In The Green Mile (1999 film based on a Stephen King novel by the same name), Michael Clarke Duncan plays John Coffey, an innocent man tried and convicted of murder and sentenced in Louisiana for killing two young girls. He’s on death row awaiting capital punishment. The corrections officers responsible for him all become convinced of his innocence based on Coffey’s humility and the peculiar exercise of an extraordinary God-given gift he possesses. Coffey can feel the innocent suffering of others. The world’s hatred and ugliness enter into his mind and he feels what the suffering feel. He’s also able on occasion to extract the physical sufferings of others and absorb them. For example, one night the officers smuggle Coffey out of prison and take him to the home of the prison warden to treat the warden’s wife who is dying from cancer. Coffey beckons the blackness of her cancer into himself and expels it out into the night air.
But for Coffey this is hardly a “gift.” He longs for death because the weight of the world’s suffering is, he says, “like pieces of glass in my head all the time.” He longs for the rest that death would bring him. Check out the video clip. Pretty cool movie if you haven’t seen it. Dwayne and I have at times discussed the idea of likening Coffey to a suffering God as imagined by the likes of Moltmann, Kazoh Kitamor, or even Greg Boyd.
What got me thinking about the coherence of this view of God’s suffering was a comment one prominent open theist made to me to the effect that “God could be much happier than he now is.” I admit this was my view of God for most of my life. But I was in process at the time, so I asked how that would work. “Well, somebody just died and went to hell the hour we’ve been talking. God grieves that. Hence, God is less happy than he might otherwise be.” The idea is that God’s happiness (let us call it ‘the felt quality of God’s experience’ or, as we prefer using Boyd’s language, God’s “aesthetic satisfaction”), fluctuates depending upon how well the world is doing.
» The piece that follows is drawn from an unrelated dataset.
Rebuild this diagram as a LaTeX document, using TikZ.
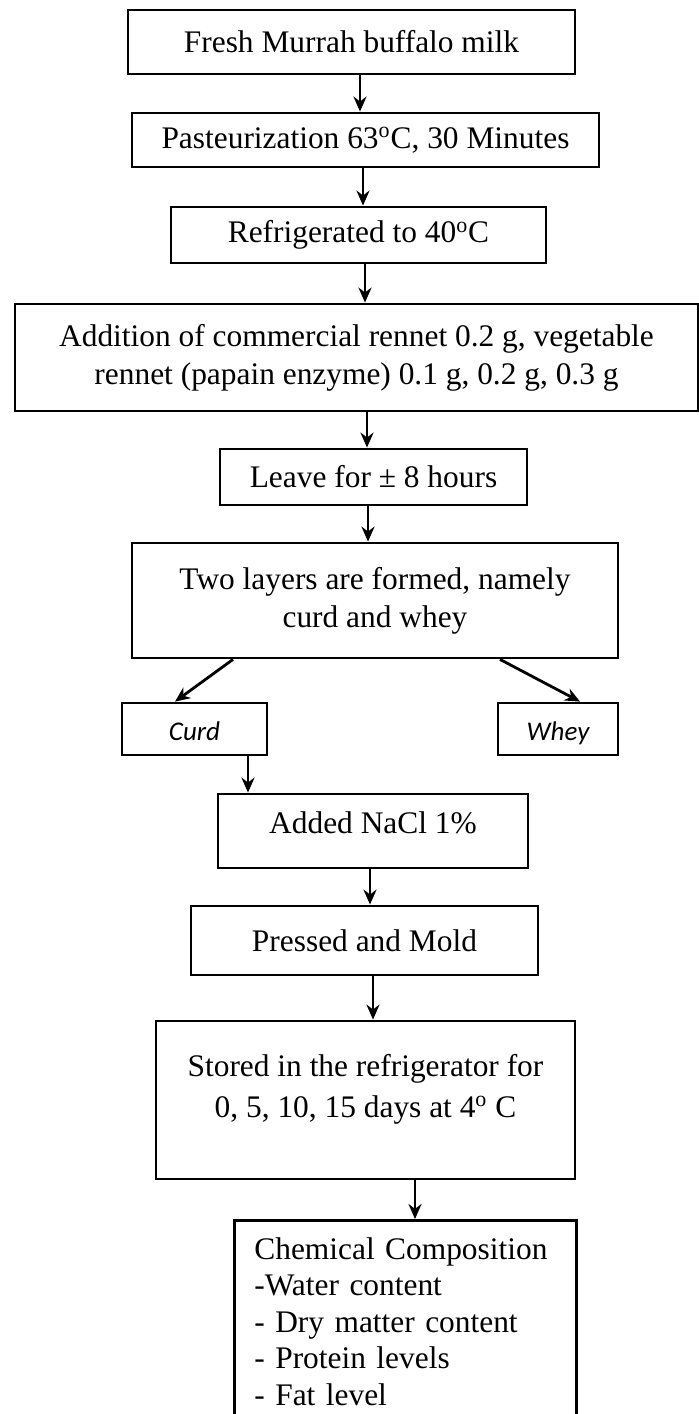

Every instance of benevolence or failure of benevolence in the world increases or diminishes (as the case may be moment by moment) the felt quality of God’s experience, i.e., his happiness. God’s ‘emotional life’ (if we can use the term) is improved or diminished given the relative state of creation. This yields a general formula: Reasons for being happy – reasons for being sad = how happy God is. Makes sense, right? After all, that’s how it works with us, right? Reasons to rejoice – reasons to sorrow = how happy we actually are. John Coffee, mind you, was able to feel both the suffering AND the happiness of the world. His emotional state was simply the difference between reasons he had for being happy minus reasons he had for being sad. Our experience to Coffey’s is similar; but we don’t experience the suffering of others to the depth of emotion equal to those who suffer. But Coffee did. That was his gift. And God, as I understand Moltmann, Boyd, et. al., is a universalized version of Coffey. He feels evil to a depth which not even suffering fallen human beings experience, since their being finite and sinful would diminish their ability to feel the truth of evil. God transcends (in this instance at least!) this created limitation and experiences the world’s suffering infinitely. But in the end, God’s emotional state is still the difference of an equation, between rejoicing over every actual instance of goodness in the world minus sorrowing over every actual failure of such love. None of us has God’s omniscient point of view. His experience would be the ultimate difference. But we do know — so the view goes — that evils actually do diminish the divine happiness. So God is relatively happy, given the up’s and down’s of the world we live in. In the end, we decide how happy God is.